Mamta's Kitchen

Mango Hot Pickle, Gupta Family Style

Aam Ka Khatta Aachar

Late Suresh Chandra Gupta


This is the most popular pickle eaten in most North Indian homes all the year round. It is also known as 'phar ka achaar', 'phar' being mango slices cut through the stone. In our house, my father made most of the pickles, chutneys and jams. This recipe is from his old, handwritten pickling diary. It is quite easy to make - Mamta.


  • 1 kg. green, mature but unripe pickling mangoes

  • 250 ml. mustard oil*

  • 125 gm. salt

  • 2 tsp. turmeric powder

  • 50 gm. whole fenugreek (methi) seeds

  • 15 gm. nigella seeds/kalonji/kalaunji (nigella sativa)

  • 25-30 gm. chilli powder

  • 30 gm. black peppers, coarsely ground

  • 30 gm. fennel seeds (sonf)


  1. Wash mangoes and wipe dry with a cloth.

  2. Cut and discard the stalks and tops off each mango, removing the sap. Mango sap can be irritating to the skin.

  3. Cut mangoes, with skin intact and through the stones if possible, into 1-2 inch pieces. You may need an Axe or a very sharp chopper for this. An electric knife may work.

  4. Discard the bitter kernel inside the stones. A sharp, meat cleaver type of knife is good for this. Some Indian grocery/vegetable stores will cut mangoes for you.

  5. Spread cut mangoes on a towel or newspaper and allow to dry in the sun for a few hours/a day.

  6. *Heat mustard oil in a pan, until it smokes. Smoking is accelerated by addition of a little salt while heating. Allow it to cool.

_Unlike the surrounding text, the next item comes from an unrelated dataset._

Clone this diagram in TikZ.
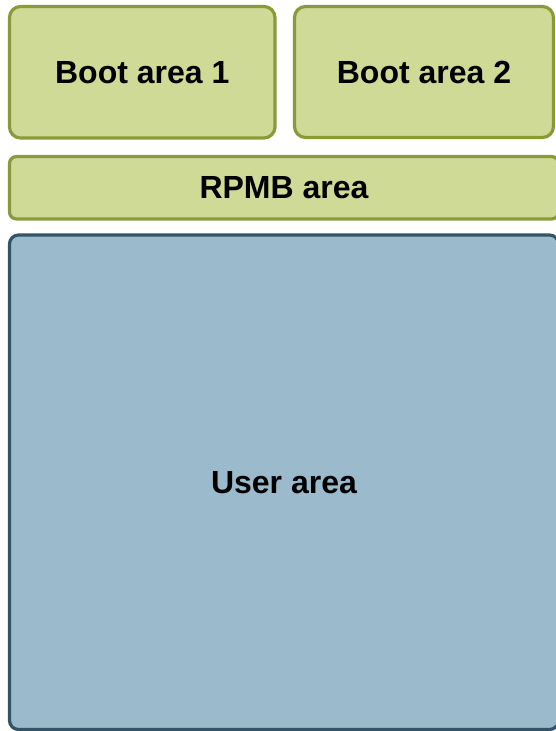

  7. Place mangoes with all ingredients, including oil, in a large bowl. Mix well.

  8. Fill in glass jars, which have been previously sterilised in boiling water and dried in the sun or cleaned in a dish washer.

  9. Keep the filled jars in hot sun/window-sill for a couple of weeks.

  10. The pickle takes 2-3 weeks to be ready to eat and will last for a couple of years without refrigeration.


  • It is important to prevent contact with water while making the pickle or during use (always use dry spoon or fork to serve). This prevents the pickle from moulding.

  • Kalonji can be spelled as Kalowunji on some packets.

  • A pinch of Sodium Benzoate added to pickles, acts as preservative and helps to keep them for longer without getting spoiled.